• **Data lines**
++++++++++

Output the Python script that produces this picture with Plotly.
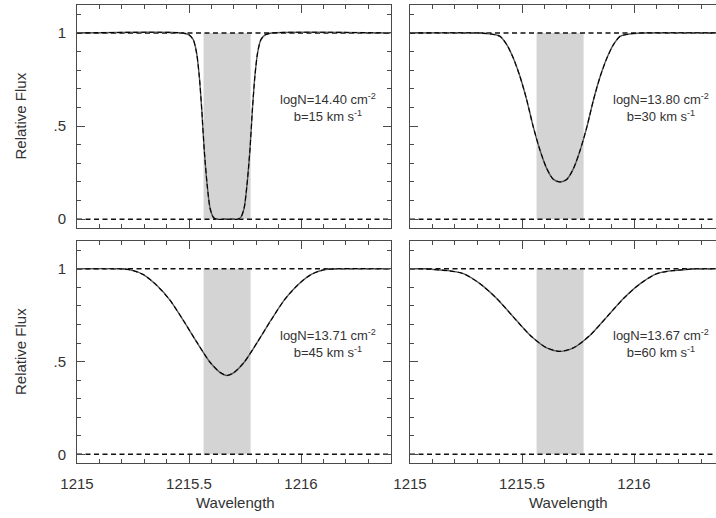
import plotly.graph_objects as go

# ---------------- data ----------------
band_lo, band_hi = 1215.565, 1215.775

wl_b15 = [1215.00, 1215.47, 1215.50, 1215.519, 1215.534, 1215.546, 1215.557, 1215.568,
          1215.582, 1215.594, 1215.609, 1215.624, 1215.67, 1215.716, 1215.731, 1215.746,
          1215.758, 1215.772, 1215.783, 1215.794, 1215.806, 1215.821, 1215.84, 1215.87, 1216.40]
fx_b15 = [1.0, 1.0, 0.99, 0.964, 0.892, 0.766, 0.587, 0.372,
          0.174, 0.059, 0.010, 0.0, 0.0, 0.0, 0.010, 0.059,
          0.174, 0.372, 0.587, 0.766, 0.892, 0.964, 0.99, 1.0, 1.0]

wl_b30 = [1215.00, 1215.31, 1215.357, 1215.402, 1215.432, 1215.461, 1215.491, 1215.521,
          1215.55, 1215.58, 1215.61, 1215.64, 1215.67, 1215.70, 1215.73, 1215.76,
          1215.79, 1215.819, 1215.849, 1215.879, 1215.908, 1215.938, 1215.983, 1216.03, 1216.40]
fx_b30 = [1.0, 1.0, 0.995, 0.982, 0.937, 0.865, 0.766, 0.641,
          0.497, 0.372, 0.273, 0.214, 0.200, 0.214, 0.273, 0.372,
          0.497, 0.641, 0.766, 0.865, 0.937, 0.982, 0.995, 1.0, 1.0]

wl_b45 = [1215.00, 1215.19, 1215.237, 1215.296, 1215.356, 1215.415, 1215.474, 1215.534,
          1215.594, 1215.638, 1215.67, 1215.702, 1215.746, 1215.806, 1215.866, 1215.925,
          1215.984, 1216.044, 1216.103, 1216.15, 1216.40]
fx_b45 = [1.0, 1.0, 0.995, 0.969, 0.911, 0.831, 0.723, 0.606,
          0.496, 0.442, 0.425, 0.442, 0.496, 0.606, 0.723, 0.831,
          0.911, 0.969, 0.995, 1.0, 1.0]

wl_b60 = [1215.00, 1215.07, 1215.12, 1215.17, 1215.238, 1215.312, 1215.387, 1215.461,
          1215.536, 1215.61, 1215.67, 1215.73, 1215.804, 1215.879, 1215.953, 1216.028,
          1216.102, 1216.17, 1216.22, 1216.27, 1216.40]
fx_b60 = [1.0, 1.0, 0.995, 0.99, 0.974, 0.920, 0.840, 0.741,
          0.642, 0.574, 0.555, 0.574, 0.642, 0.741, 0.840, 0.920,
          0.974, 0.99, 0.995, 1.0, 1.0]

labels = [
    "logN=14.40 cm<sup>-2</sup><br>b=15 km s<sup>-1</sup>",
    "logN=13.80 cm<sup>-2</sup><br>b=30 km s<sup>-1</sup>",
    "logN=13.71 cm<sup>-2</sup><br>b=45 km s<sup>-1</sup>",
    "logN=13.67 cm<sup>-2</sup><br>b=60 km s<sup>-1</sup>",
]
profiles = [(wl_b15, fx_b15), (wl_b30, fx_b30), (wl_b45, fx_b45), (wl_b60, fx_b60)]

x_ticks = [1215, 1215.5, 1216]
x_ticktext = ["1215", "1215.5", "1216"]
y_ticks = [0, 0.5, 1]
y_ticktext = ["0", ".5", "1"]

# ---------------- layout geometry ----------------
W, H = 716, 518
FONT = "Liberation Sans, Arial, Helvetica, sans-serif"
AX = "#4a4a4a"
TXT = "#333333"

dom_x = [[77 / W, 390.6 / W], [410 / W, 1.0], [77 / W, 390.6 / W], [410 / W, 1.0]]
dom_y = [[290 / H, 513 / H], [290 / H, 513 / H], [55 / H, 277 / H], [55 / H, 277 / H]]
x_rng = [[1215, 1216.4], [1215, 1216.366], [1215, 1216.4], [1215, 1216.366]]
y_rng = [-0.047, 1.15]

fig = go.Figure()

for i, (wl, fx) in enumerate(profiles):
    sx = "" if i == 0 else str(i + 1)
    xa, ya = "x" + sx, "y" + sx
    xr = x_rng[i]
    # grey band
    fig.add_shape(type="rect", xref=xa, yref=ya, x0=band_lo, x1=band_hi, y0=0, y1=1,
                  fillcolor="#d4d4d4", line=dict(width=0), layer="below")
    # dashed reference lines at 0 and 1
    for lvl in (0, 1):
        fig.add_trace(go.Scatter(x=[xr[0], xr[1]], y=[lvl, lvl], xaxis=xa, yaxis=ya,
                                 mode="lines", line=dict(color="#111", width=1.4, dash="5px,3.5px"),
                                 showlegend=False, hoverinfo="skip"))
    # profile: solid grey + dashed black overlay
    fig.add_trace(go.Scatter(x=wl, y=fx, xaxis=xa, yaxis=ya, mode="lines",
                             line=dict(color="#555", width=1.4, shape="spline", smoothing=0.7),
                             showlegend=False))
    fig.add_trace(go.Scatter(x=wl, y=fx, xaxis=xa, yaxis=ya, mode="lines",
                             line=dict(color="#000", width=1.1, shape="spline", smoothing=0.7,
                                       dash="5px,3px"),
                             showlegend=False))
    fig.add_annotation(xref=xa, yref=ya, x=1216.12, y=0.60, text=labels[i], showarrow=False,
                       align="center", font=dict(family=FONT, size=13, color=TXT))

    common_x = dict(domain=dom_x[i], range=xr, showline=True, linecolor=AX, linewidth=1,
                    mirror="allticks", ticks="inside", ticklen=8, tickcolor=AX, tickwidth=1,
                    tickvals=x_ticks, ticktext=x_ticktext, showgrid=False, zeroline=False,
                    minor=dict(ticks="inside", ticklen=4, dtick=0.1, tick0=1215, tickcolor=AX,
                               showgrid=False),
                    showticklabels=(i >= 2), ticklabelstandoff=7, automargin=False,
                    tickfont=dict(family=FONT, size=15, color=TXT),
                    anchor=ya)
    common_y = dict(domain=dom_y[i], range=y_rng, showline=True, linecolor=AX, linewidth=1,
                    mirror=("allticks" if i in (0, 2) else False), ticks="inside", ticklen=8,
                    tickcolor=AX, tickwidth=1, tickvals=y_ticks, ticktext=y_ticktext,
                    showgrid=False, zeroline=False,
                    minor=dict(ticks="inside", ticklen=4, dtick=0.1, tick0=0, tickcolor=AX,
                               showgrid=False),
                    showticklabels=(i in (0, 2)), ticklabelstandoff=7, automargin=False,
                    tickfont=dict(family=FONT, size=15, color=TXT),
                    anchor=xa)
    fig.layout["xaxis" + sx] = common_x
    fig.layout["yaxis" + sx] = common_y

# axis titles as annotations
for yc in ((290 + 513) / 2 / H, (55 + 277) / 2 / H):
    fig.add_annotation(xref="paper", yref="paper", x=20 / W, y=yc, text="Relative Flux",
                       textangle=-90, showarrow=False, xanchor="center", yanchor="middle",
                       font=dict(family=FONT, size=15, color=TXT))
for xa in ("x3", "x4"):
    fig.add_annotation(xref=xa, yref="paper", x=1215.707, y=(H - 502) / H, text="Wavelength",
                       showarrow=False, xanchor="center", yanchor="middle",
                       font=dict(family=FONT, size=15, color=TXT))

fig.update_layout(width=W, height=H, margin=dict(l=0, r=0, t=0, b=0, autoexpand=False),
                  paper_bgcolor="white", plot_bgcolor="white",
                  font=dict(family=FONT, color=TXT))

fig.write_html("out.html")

++++++++++

• **Task description**
Transcribe the full listing above exactly, with the images removed.

• **Task answer**
Output the Python script that produces this picture with Plotly.
import plotly.graph_objects as go

# ---------------- data ----------------
band_lo, band_hi = 1215.565, 1215.775

wl_b15 = [1215.00, 1215.47, 1215.50, 1215.519, 1215.534, 1215.546, 1215.557, 1215.568,
          1215.582, 1215.594, 1215.609, 1215.624, 1215.67, 1215.716, 1215.731, 1215.746,
          1215.758, 1215.772, 1215.783, 1215.794, 1215.806, 1215.821, 1215.84, 1215.87, 1216.40]
fx_b15 = [1.0, 1.0, 0.99, 0.964, 0.892, 0.766, 0.587, 0.372,
          0.174, 0.059, 0.010, 0.0, 0.0, 0.0, 0.010, 0.059,
          0.174, 0.372, 0.587, 0.766, 0.892, 0.964, 0.99, 1.0, 1.0]

wl_b30 = [1215.00, 1215.31, 1215.357, 1215.402, 1215.432, 1215.461, 1215.491, 1215.521,
          1215.55, 1215.58, 1215.61, 1215.64, 1215.67, 1215.70, 1215.73, 1215.76,
          1215.79, 1215.819, 1215.849, 1215.879, 1215.908, 1215.938, 1215.983, 1216.03, 1216.40]
fx_b30 = [1.0, 1.0, 0.995, 0.982, 0.937, 0.865, 0.766, 0.641,
          0.497, 0.372, 0.273, 0.214, 0.200, 0.214, 0.273, 0.372,
          0.497, 0.641, 0.766, 0.865, 0.937, 0.982, 0.995, 1.0, 1.0]

wl_b45 = [1215.00, 1215.19, 1215.237, 1215.296, 1215.356, 1215.415, 1215.474, 1215.534,
          1215.594, 1215.638, 1215.67, 1215.702, 1215.746, 1215.806, 1215.866, 1215.925,
          1215.984, 1216.044, 1216.103, 1216.15, 1216.40]
fx_b45 = [1.0, 1.0, 0.995, 0.969, 0.911, 0.831, 0.723, 0.606,
          0.496, 0.442, 0.425, 0.442, 0.496, 0.606, 0.723, 0.831,
          0.911, 0.969, 0.995, 1.0, 1.0]

wl_b60 = [1215.00, 1215.07, 1215.12, 1215.17, 1215.238, 1215.312, 1215.387, 1215.461,
          1215.536, 1215.61, 1215.67, 1215.73, 1215.804, 1215.879, 1215.953, 1216.028,
          1216.102, 1216.17, 1216.22, 1216.27, 1216.40]
fx_b60 = [1.0, 1.0, 0.995, 0.99, 0.974, 0.920, 0.840, 0.741,
          0.642, 0.574, 0.555, 0.574, 0.642, 0.741, 0.840, 0.920,
          0.974, 0.99, 0.995, 1.0, 1.0]

labels = [
    "logN=14.40 cm<sup>-2</sup><br>b=15 km s<sup>-1</sup>",
    "logN=13.80 cm<sup>-2</sup><br>b=30 km s<sup>-1</sup>",
    "logN=13.71 cm<sup>-2</sup><br>b=45 km s<sup>-1</sup>",
    "logN=13.67 cm<sup>-2</sup><br>b=60 km s<sup>-1</sup>",
]
profiles = [(wl_b15, fx_b15), (wl_b30, fx_b30), (wl_b45, fx_b45), (wl_b60, fx_b60)]

x_ticks = [1215, 1215.5, 1216]
x_ticktext = ["1215", "1215.5", "1216"]
y_ticks = [0, 0.5, 1]
y_ticktext = ["0", ".5", "1"]

# ---------------- layout geometry ----------------
W, H = 716, 518
FONT = "Liberation Sans, Arial, Helvetica, sans-serif"
AX = "#4a4a4a"
TXT = "#333333"

dom_x = [[77 / W, 390.6 / W], [410 / W, 1.0], [77 / W, 390.6 / W], [410 / W, 1.0]]
dom_y = [[290 / H, 513 / H], [290 / H, 513 / H], [55 / H, 277 / H], [55 / H, 277 / H]]
x_rng = [[1215, 1216.4], [1215, 1216.366], [1215, 1216.4], [1215, 1216.366]]
y_rng = [-0.047, 1.15]

fig = go.Figure()

for i, (wl, fx) in enumerate(profiles):
    sx = "" if i == 0 else str(i + 1)
    xa, ya = "x" + sx, "y" + sx
    xr = x_rng[i]
    # grey band
    fig.add_shape(type="rect", xref=xa, yref=ya, x0=band_lo, x1=band_hi, y0=0, y1=1,
                  fillcolor="#d4d4d4", line=dict(width=0), layer="below")
    # dashed reference lines at 0 and 1
    for lvl in (0, 1):
        fig.add_trace(go.Scatter(x=[xr[0], xr[1]], y=[lvl, lvl], xaxis=xa, yaxis=ya,
                                 mode="lines", line=dict(color="#111", width=1.4, dash="5px,3.5px"),
                                 showlegend=False, hoverinfo="skip"))
    # profile: solid grey + dashed black overlay
    fig.add_trace(go.Scatter(x=wl, y=fx, xaxis=xa, yaxis=ya, mode="lines",
                             line=dict(color="#555", width=1.4, shape="spline", smoothing=0.7),
                             showlegend=False))
    fig.add_trace(go.Scatter(x=wl, y=fx, xaxis=xa, yaxis=ya, mode="lines",
                             line=dict(color="#000", width=1.1, shape="spline", smoothing=0.7,
                                       dash="5px,3px"),
                             showlegend=False))
    fig.add_annotation(xref=xa, yref=ya, x=1216.12, y=0.60, text=labels[i], showarrow=False,
                       align="center", font=dict(family=FONT, size=13, color=TXT))

    common_x = dict(domain=dom_x[i], range=xr, showline=True, linecolor=AX, linewidth=1,
                    mirror="allticks", ticks="inside", ticklen=8, tickcolor=AX, tickwidth=1,
                    tickvals=x_ticks, ticktext=x_ticktext, showgrid=False, zeroline=False,
                    minor=dict(ticks="inside", ticklen=4, dtick=0.1, tick0=1215, tickcolor=AX,
                               showgrid=False),
                    showticklabels=(i >= 2), ticklabelstandoff=7, automargin=False,
                    tickfont=dict(family=FONT, size=15, color=TXT),
                    anchor=ya)
    common_y = dict(domain=dom_y[i], range=y_rng, showline=True, linecolor=AX, linewidth=1,
                    mirror=("allticks" if i in (0, 2) else False), ticks="inside", ticklen=8,
                    tickcolor=AX, tickwidth=1, tickvals=y_ticks, ticktext=y_ticktext,
                    showgrid=False, zeroline=False,
                    minor=dict(ticks="inside", ticklen=4, dtick=0.1, tick0=0, tickcolor=AX,
                               showgrid=False),
                    showticklabels=(i in (0, 2)), ticklabelstandoff=7, automargin=False,
                    tickfont=dict(family=FONT, size=15, color=TXT),
                    anchor=xa)
    fig.layout["xaxis" + sx] = common_x
    fig.layout["yaxis" + sx] = common_y

# axis titles as annotations
for yc in ((290 + 513) / 2 / H, (55 + 277) / 2 / H):
    fig.add_annotation(xref="paper", yref="paper", x=20 / W, y=yc, text="Relative Flux",
                       textangle=-90, showarrow=False, xanchor="center", yanchor="middle",
                       font=dict(family=FONT, size=15, color=TXT))
for xa in ("x3", "x4"):
    fig.add_annotation(xref=xa, yref="paper", x=1215.707, y=(H - 502) / H, text="Wavelength",
                       showarrow=False, xanchor="center", yanchor="middle",
                       font=dict(family=FONT, size=15, color=TXT))

fig.update_layout(width=W, height=H, margin=dict(l=0, r=0, t=0, b=0, autoexpand=False),
                  paper_bgcolor="white", plot_bgcolor="white",
                  font=dict(family=FONT, color=TXT))

fig.write_html("out.html")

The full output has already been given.